Dear Husbands: It’s Not Nagging. It’s a Cry for Partnership You Keep Dismissing

“You call it nagging… but do you even know what it feels like to be me?”

I don’t want to keep repeating myself. I never set out to be the woman who talks and talks and talks until even I get tired of my own voice. I don’t enjoy it. I don’t take pride in it. But I’ve learned that if I don’t remind you, it doesn’t get done. If I don’t push it, it gets brushed aside. If I don’t speak up — again and again — it gets forgotten like it never mattered in the first place.

And that hurts.

Because when I first say something — when I first bring it up — I say it with care. I say it gently, thoughtfully.
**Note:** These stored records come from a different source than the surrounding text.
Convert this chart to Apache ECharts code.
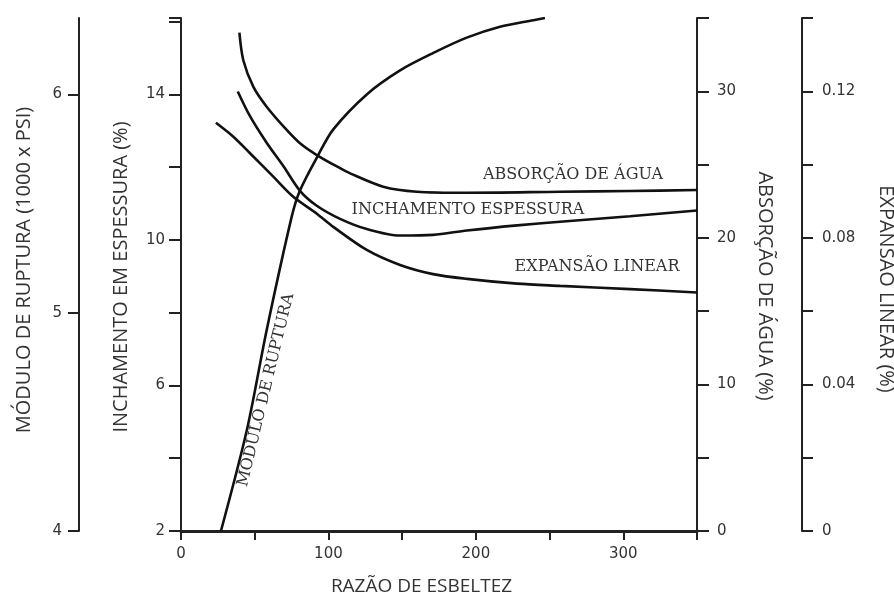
<!DOCTYPE html>
<html><head><meta charset="utf-8">
<script src="https://cdn.jsdelivr.net/npm/echarts@6/dist/echarts.min.js"></script>
<style>html,body{margin:0;padding:0;background:#fff}#c{width:894px;height:604px}</style>
</head><body><div id="c"></div>
<script>
// Razão de esbeltez (x) and values for each curve
const xRuptura = [27.1, 44.6, 58.1, 75.1, 80.7, 92.9, 103.3, 126.0, 148.6, 171.2, 193.8, 216.4, 239.0, 246.9];
const ruptura  = [4.00, 4.46, 4.92, 5.44, 5.56, 5.72, 5.84, 6.00, 6.11, 6.19, 6.26, 6.31, 6.34, 6.35];

const xInchamento = [38.5, 46.8, 58.1, 69.4, 80.7, 92.1, 107.9, 126.0, 148.6, 171.0, 194.0, 228.0, 257.1, 304.6, 350];
const inchamento  = [14.08, 13.40, 12.67, 12.03, 11.35, 10.94, 10.58, 10.30, 10.12, 10.14, 10.26, 10.40, 10.50, 10.65, 10.81];

const xAbsorcao = [39.6, 42.3, 49.1, 58.1, 71.7, 80.7, 92.1, 107.9, 114.7, 137.2, 159.9, 193.8, 257.1, 304.6, 350];
const absorcao  = [34.0, 32.1, 30.3, 28.95, 27.36, 26.45, 25.65, 24.75, 24.40, 23.49, 23.15, 23.08, 23.15, 23.20, 23.26];

const xExpansao = [23.7, 35.5, 46.8, 62.6, 76.2, 92.1, 103.3, 126.0, 148.6, 171.0, 194.0, 228.0, 257.1, 304.6, 350];
const expansao  = [0.1114, 0.1076, 0.1031, 0.0967, 0.0912, 0.0866, 0.0830, 0.0767, 0.0726, 0.0701, 0.0688, 0.0675, 0.0669, 0.0660, 0.0651];

const xTickLabels = [0, 100, 200, 300];
const inchamentoLabels = [2, 6, 10, 14];
const absorcaoLabels = [0, 10, 20, 30];
const expansaoLabels = [0, 0.04, 0.08, 0.12];
const rupturaTicks = [4, 5, 6];

const pairs = (xs, ys) => xs.map((x, i) => [x, ys[i]]);
const near = (v, list) => list.some(t => Math.abs(t - v) < 1e-6);

const INK = '#222', TXT = '#333';
const tickFont = { fontFamily: 'DejaVu Sans', fontSize: 15, color: TXT };
const nameFont = { fontFamily: 'Open Sans', fontSize: 20, color: TXT };
const serif = { fontFamily: 'DejaVu Serif', fontSize: 16, fill: TXT };

const chart = echarts.init(document.getElementById('c'), null, { renderer: 'canvas' });
const lineStyle = { color: '#111', width: 2.6 };
function lineSeries(name, yi, xs, ys) {
  return { name, type: 'line', yAxisIndex: yi, data: pairs(xs, ys), showSymbol: false, symbol: 'none',
           smooth: 0.3, lineStyle, itemStyle: { color: '#111' }, clip: true };
}

chart.setOption({
  animation: false,
  backgroundColor: '#fff',
  grid: { left: 181, right: 197, top: 18, bottom: 73, containLabel: false, outerBoundsMode: 'none' },
  xAxis: [{
    type: 'value', min: 0, max: 350, interval: 50, position: 'bottom',
    name: 'RAZÃO DE ESBELTEZ', nameLocation: 'middle', nameGap: 46,
    nameTextStyle: Object.assign({}, nameFont, { fontSize: 19, padding: [0, 35, 0, 0] }),
    axisLine: { show: true, lineStyle: { color: INK, width: 2 } },
    axisTick: { show: true, inside: false, length: 9, lineStyle: { color: INK, width: 2 } },
    axisLabel: Object.assign({}, tickFont, { margin: 16, formatter: v => near(v, xTickLabels) ? String(v) : '' }),
    splitLine: { show: false }
  }, {
    type: 'value', min: 0, max: 350, position: 'top',
    axisLine: { show: true, lineStyle: { color: INK, width: 3 } },
    axisTick: { show: false }, axisLabel: { show: false }, splitLine: { show: false }
  }],
  yAxis: [{
    type: 'value', min: 2, max: 16.1, interval: 2, position: 'left', offset: 0,
    name: 'INCHAMENTO EM ESPESSURA (%)', nameLocation: 'middle', nameGap: 50, nameRotate: 90,
    nameTextStyle: Object.assign({}, nameFont, { padding: [0, 5, 0, 0] }),
    axisLine: { show: true, onZero: false, lineStyle: { color: INK, width: 2 } },
    axisTick: { show: true, length: 12, lineStyle: { color: INK, width: 2 } },
    axisLabel: Object.assign({}, tickFont, { margin: 16, formatter: v => near(v, inchamentoLabels) ? String(v) : '' }),
    splitLine: { show: false }
  }, {
    type: 'value', min: 4, max: 6.35, interval: 1, position: 'left', offset: 102,
    name: 'MÓDULO DE RUPTURA (1000 x PSI)', nameLocation: 'middle', nameGap: 45, nameRotate: 90,
    nameTextStyle: Object.assign({}, nameFont, { padding: [0, 0, 0, 9] }),
    axisLine: { show: true, onZero: false, lineStyle: { color: INK, width: 2 } },
    axisTick: { show: true, length: 11, customValues: rupturaTicks, lineStyle: { color: INK, width: 2 } },
    axisLabel: Object.assign({}, tickFont, { margin: 17, customValues: rupturaTicks, formatter: v => near(v, rupturaTicks) ? String(v) : '' }),
    splitLine: { show: false }
  }, {
    type: 'value', min: 0, max: 35, interval: 5, position: 'right', offset: 0,
    name: 'ABSORÇÃO DE ÁGUA (%)', nameLocation: 'middle', nameGap: 58, nameRotate: -90,
    nameTextStyle: Object.assign({}, nameFont, { padding: [0, 0, 0, 23] }),
    axisLine: { show: true, onZero: false, lineStyle: { color: INK, width: 2 } },
    axisTick: { show: true, length: 12, lineStyle: { color: INK, width: 2 } },
    axisLabel: Object.assign({}, tickFont, { margin: 20, formatter: v => near(v, absorcaoLabels) ? String(v) : '' }),
    splitLine: { show: false }
  }, {
    type: 'value', min: 0, max: 0.14, interval: 0.02, position: 'right', offset: 105,
    name: 'EXPANSÃO LINEAR (%)', nameLocation: 'middle', nameGap: 74, nameRotate: -90,
    nameTextStyle: Object.assign({}, nameFont, { padding: [0, 0, 0, 29] }),
    axisLine: { show: true, onZero: false, lineStyle: { color: INK, width: 2 } },
    axisTick: { show: true, length: 11, lineStyle: { color: INK, width: 2 } },
    axisLabel: Object.assign({}, tickFont, { margin: 20, formatter: v => near(v, expansaoLabels) ? (v === 0 ? '0' : v.toFixed(2)) : '' }),
    splitLine: { show: false }
  }],
  series: [
    lineSeries('Inchamento em espessura', 0, xInchamento, inchamento),
    lineSeries('Módulo de ruptura', 1, xRuptura, ruptura),
    lineSeries('Absorção de água', 2, xAbsorcao, absorcao),
    lineSeries('Expansão linear', 3, xExpansao, expansao)
  ],
  graphic: [
    { type: 'text', x: 573, y: 175, style: Object.assign({ text: 'ABSORÇÃO DE ÁGUA', align: 'center', verticalAlign: 'middle' }, serif) },
    { type: 'text', x: 468, y: 210, style: Object.assign({ text: 'INCHAMENTO ESPESSURA', align: 'center', verticalAlign: 'middle' }, serif) },
    { type: 'text', x: 597, y: 267, style: Object.assign({ text: 'EXPANSÃO LINEAR', align: 'center', verticalAlign: 'middle' }, serif) },
    { type: 'text', x: 266, y: 390, rotation: 76.4 * Math.PI / 180,
      style: Object.assign({ text: 'MÓDULO DE RUPTURA', align: 'center', verticalAlign: 'middle' }, serif) }
  ]
});
</script>
</body></html>
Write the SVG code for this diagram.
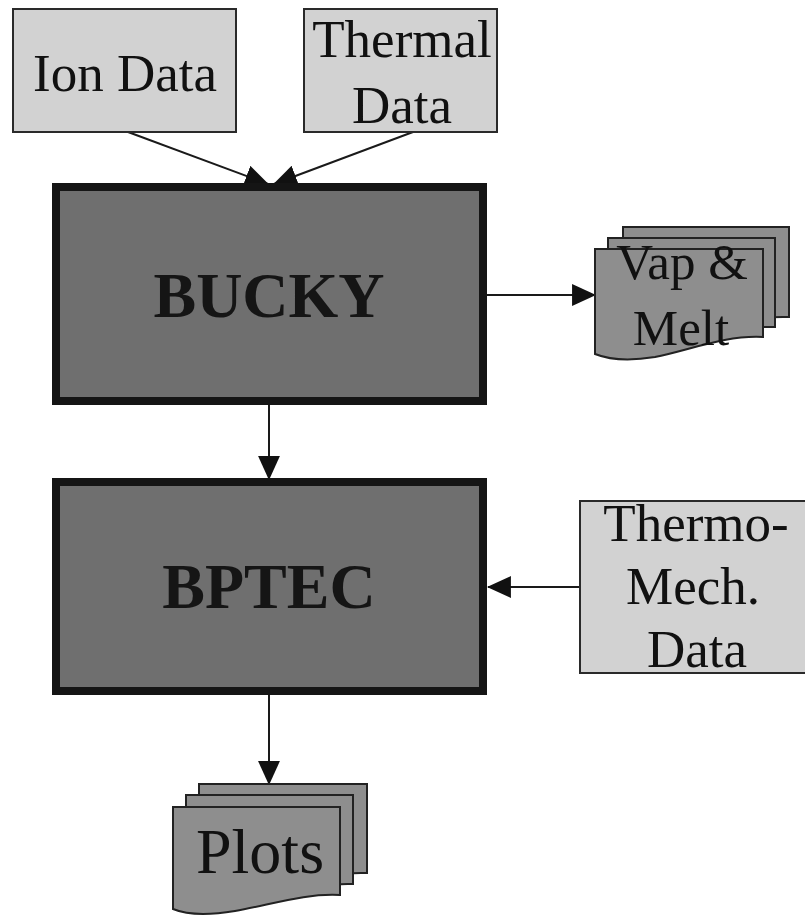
<svg xmlns="http://www.w3.org/2000/svg" width="805" height="916" viewBox="0 0 805 916">
<defs>
<style>
.light{fill:#d2d2d2;stroke:#2a2a2a;stroke-width:2}
.dark{fill:#6f6f6f;stroke:#151515;stroke-width:8}
.doc{fill:#8e8e8e;stroke:#222;stroke-width:2}
.t{font-family:"Liberation Serif","Times New Roman",serif;fill:#111;text-anchor:middle}
.b{font-weight:bold;fill:#151515}
.c{stroke:#1a1a1a;stroke-width:2;fill:none;marker-end:url(#ah)}
</style>
<marker id="ah" markerUnits="userSpaceOnUse" markerWidth="24" markerHeight="22" viewBox="0 0 22 20" refX="21" refY="10" orient="auto">
<path d="M0,0 L22,10 L0,20 Z" fill="#111"/>
</marker>
</defs>
<rect width="805" height="916" fill="#ffffff"/>
<g id="connectors">
<line class="c" x1="128" y1="132" x2="268" y2="184"/>
<line class="c" x1="413" y1="132" x2="274" y2="184"/>
<line class="c" x1="487" y1="295" x2="595" y2="295"/>
<line class="c" x1="269" y1="405" x2="269" y2="479"/>
<line class="c" x1="580" y1="587" x2="488" y2="587"/>
<line class="c" x1="269" y1="695" x2="269" y2="784"/>
</g>
<g id="ion-data">
<rect class="light" x="13" y="9" width="223" height="123"/>
<text class="t" x="125" y="91" font-size="53">Ion Data</text>
</g>
<g id="thermal-data">
<rect class="light" x="304" y="9" width="193" height="123"/>
<text class="t" x="402" y="57" font-size="53">Thermal</text>
<text class="t" x="402" y="123" font-size="53">Data</text>
</g>
<g id="bucky">
<rect class="dark" x="56" y="187" width="427" height="214"/>
<text class="t b" x="269" y="317" font-size="64">BUCKY</text>
</g>
<g id="vap-melt">
<path class="doc" d="M623,227 H789 V317 C760,316 740,322 720,327 L623,327 Z"/>
<path class="doc" d="M608,238 H775 V327 C746,326 726,333 706,338 L608,338 Z"/>
<path class="doc" d="M595,249 H763 V337 C725,335 690,350 655,357 C625,362 605,358 595,354 Z"/>
<text class="t" x="682" y="279" font-size="51">Vap &amp;</text>
<text class="t" x="681" y="345" font-size="51">Melt</text>
</g>
<g id="bptec">
<rect class="dark" x="56" y="482" width="427" height="209"/>
<text class="t b" x="269" y="608" font-size="64">BPTEC</text>
</g>
<g id="thermo-mech-data">
<rect class="light" x="580" y="501" width="232" height="172"/>
<text class="t" x="696" y="541" font-size="53">Thermo-</text>
<text class="t" x="693" y="604" font-size="53">Mech.</text>
<text class="t" x="697" y="667" font-size="53">Data</text>
</g>
<g id="plots">
<path class="doc" d="M199,784 H367 V873 C338,872 318,878 298,883 L199,883 Z"/>
<path class="doc" d="M186,795 H353 V884 C324,883 304,890 284,895 L186,895 Z"/>
<path class="doc" d="M173,807 H340 V895 C305,893 270,905 235,911 C205,916 185,914 173,909 Z"/>
<text class="t" x="260" y="873" font-size="64">Plots</text>
</g>
</svg>
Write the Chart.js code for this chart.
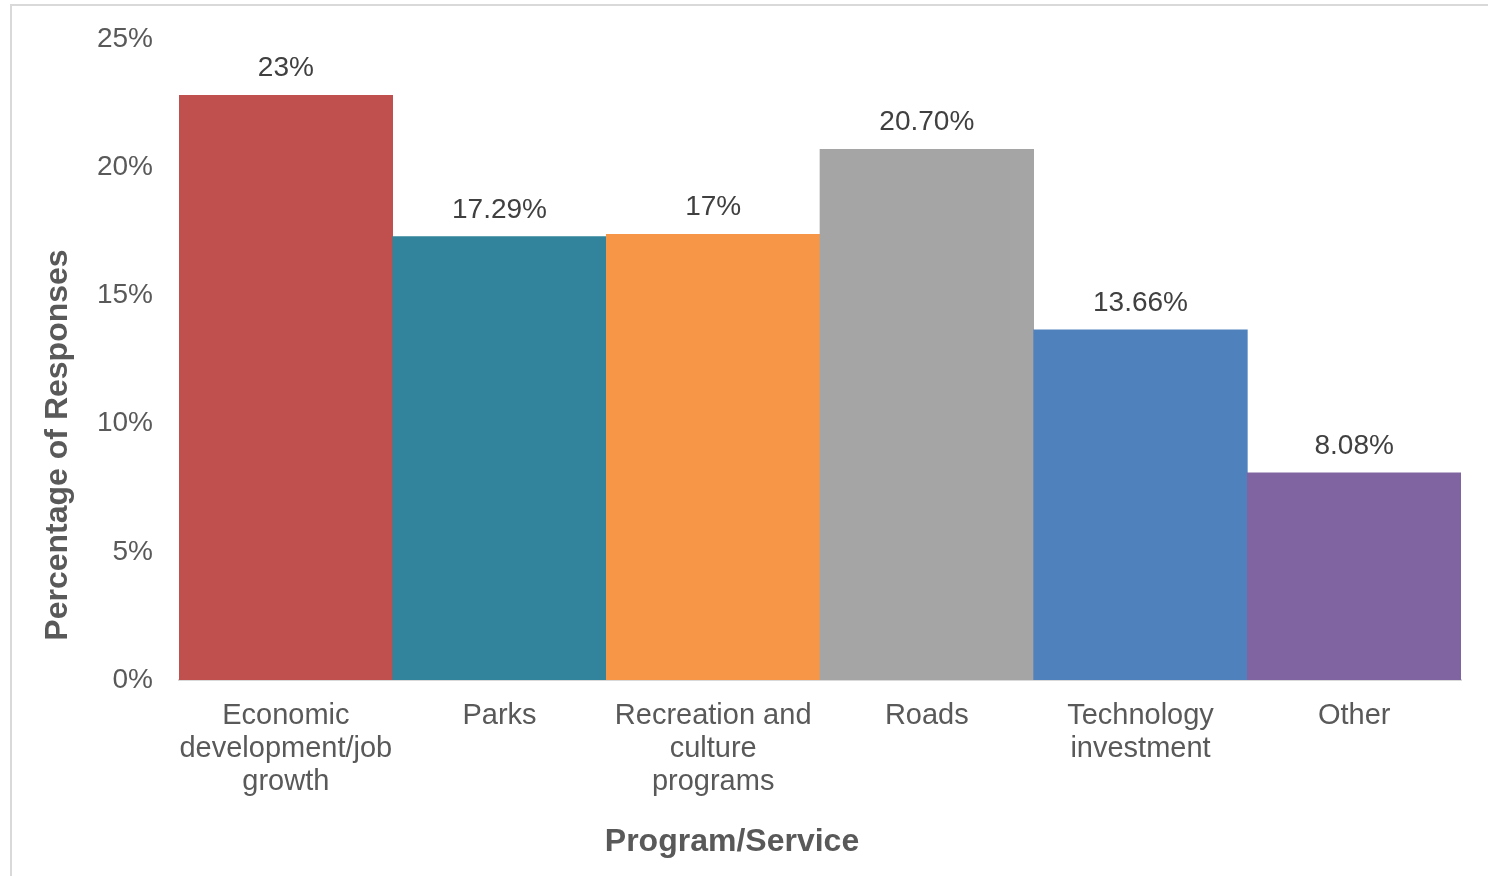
<!DOCTYPE html>
<html>
<head>
<meta charset="utf-8">
<script src="https://cdn.jsdelivr.net/npm/chart.js@4/dist/chart.umd.min.js"></script>
<style>
  html, body { margin: 0; padding: 0; background: #fff; overflow: hidden; }
  #wrap { position: relative; width: 1488px; height: 876px; }
  #frame { position: absolute; left: 10px; top: 4px; right: -20px; bottom: -20px;
           border: 2px solid #d9d9d9; pointer-events: none; }
  canvas { position: absolute; left: 0; top: 0; }
</style>
</head>
<body>
<div id="wrap">
  <canvas id="chart" width="1488" height="876"></canvas>
  <div id="frame"></div>
</div>
<script>
// Program/Service categories (multi-line labels as in the original)
const categories = [
  ['Economic', 'development/job', 'growth'],
  ['Parks'],
  ['Recreation and', 'culture', 'programs'],
  ['Roads'],
  ['Technology', 'investment'],
  ['Other'],
];
// bar heights (percent)
const values = [22.8, 17.29, 17.38, 20.70, 13.66, 8.08];
// labels as printed above the bars
const valueLabels = ['23%', '17.29%', '17%', '20.70%', '13.66%', '8.08%'];
const barColors = ['#c0504d', '#31849b', '#f79646', '#a5a5a5', '#4f81bd', '#8064a2'];
const yTicks = [0, 5, 10, 15, 20, 25];
const xTitle = 'Program/Service';
const yTitle = 'Percentage of Responses';

const FONT = "'Liberation Sans', Arial, sans-serif";

// value labels on top of the bars, plus the two axis titles
// (the originals sit off-centre, so they are drawn here)
const annotations = {
  id: 'annotations',
  afterDatasetsDraw(chart) {
    const ctx = chart.ctx;
    const meta = chart.getDatasetMeta(0);
    ctx.save();
    ctx.font = '28px ' + FONT;
    ctx.fillStyle = '#404040';
    ctx.textAlign = 'center';
    ctx.textBaseline = 'alphabetic';
    meta.data.forEach((bar, i) => {
      ctx.fillText(valueLabels[i], bar.x, bar.y - 19);
    });

    ctx.font = 'bold 32px ' + FONT;
    ctx.fillStyle = '#595959';
    ctx.textBaseline = 'middle';
    ctx.fillText(xTitle, 732, 842);

    ctx.translate(58, 445);
    ctx.rotate(-Math.PI / 2);
    ctx.fillText(yTitle, 0, 0);
    ctx.restore();
  },
};

new Chart(document.getElementById('chart').getContext('2d'), {
  type: 'bar',
  data: {
    labels: categories,
    datasets: [{
      data: values,
      backgroundColor: barColors,
      borderWidth: 0,
      barPercentage: 1,
      categoryPercentage: 1,
    }],
  },
  options: {
    responsive: false,
    animation: false,
    layout: { padding: { left: 40, top: 39, right: 27, bottom: 0 } },
    plugins: {
      legend: { display: false },
      tooltip: { enabled: false },
    },
    scales: {
      x: {
        grid: { display: false },
        border: { display: true, color: '#d9d9d9', width: 2 },
        ticks: {
          color: '#595959',
          font: { family: FONT, size: 29, lineHeight: 1.14 },
          padding: 11,
          maxRotation: 0,
          autoSkip: false,
        },
        afterFit(s) { s.height = 196; },
      },
      y: {
        min: 0,
        max: 25,
        grid: { display: false },
        border: { display: false },
        afterBuildTicks(s) { s.ticks = yTicks.map(v => ({ value: v })); },
        ticks: {
          color: '#595959',
          font: { family: FONT, size: 28 },
          padding: 18,
          callback: v => v + '%',
        },
        afterFit(s) { s.width = 139; },
      },
    },
  },
  plugins: [annotations],
});
</script>
</body>
</html>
I expect you to listen, not just hear. I expect you to engage, not dismiss. But so often, I get “you’re overthinking” or “we’ll see” or just that blank nod that tells me you’re already somewhere else in your head. And then days pass. Weeks. And nothing changes. So what do I do? I remind you. Because life moves on, but the issue stays right here — in our home, in my mind, in my heart.

Do you know what it feels like to carry the weight of everything that needs fixing? To be the one always scanning for cracks before they become collapses — whether it’s the leak in the pipe or the leak in our connection? Do you know what it’s like to see things falling apart, while you sit unaware… or worse, indifferent?

I don’t want to be your manager. I want to be your partner. I want to trust that if something matters to me, it will matter to you too. That you’ll not only act — but care enough to notice before I even have to ask. Because I do that for you. Quietly. Without applause. Without complaint. I anticipate, I organize, I absorb, I adjust — all in the background. And I do it out of love.

But when I reach my limit and finally speak up, I get branded with the ugliest word: nag. Like I’m just some irritant. Like my voice, my concern, my needs are the problem — not the silence or the inaction that forced me to raise them in the first place.

You don’t see the full picture. You see the final moment, when my voice gets tight and tired, when my eyes are frustrated and I repeat myself for the fifth time. But you didn’t notice the first time — when I said it softly, hopefully, with trust that you’d take it to heart.

I’m not asking for perfection. I’m not expecting mind-reading. But I am asking for respect. For presence. For partnership.

So the next time you feel the urge to say I’m nagging… pause. Ask yourself: How many times did I make her feel unseen before she had to say it again? How many times did I make her feel like the only adult in this relationship?

Because trust me — no wife wants to nag.

She just wants to be heard. The first time.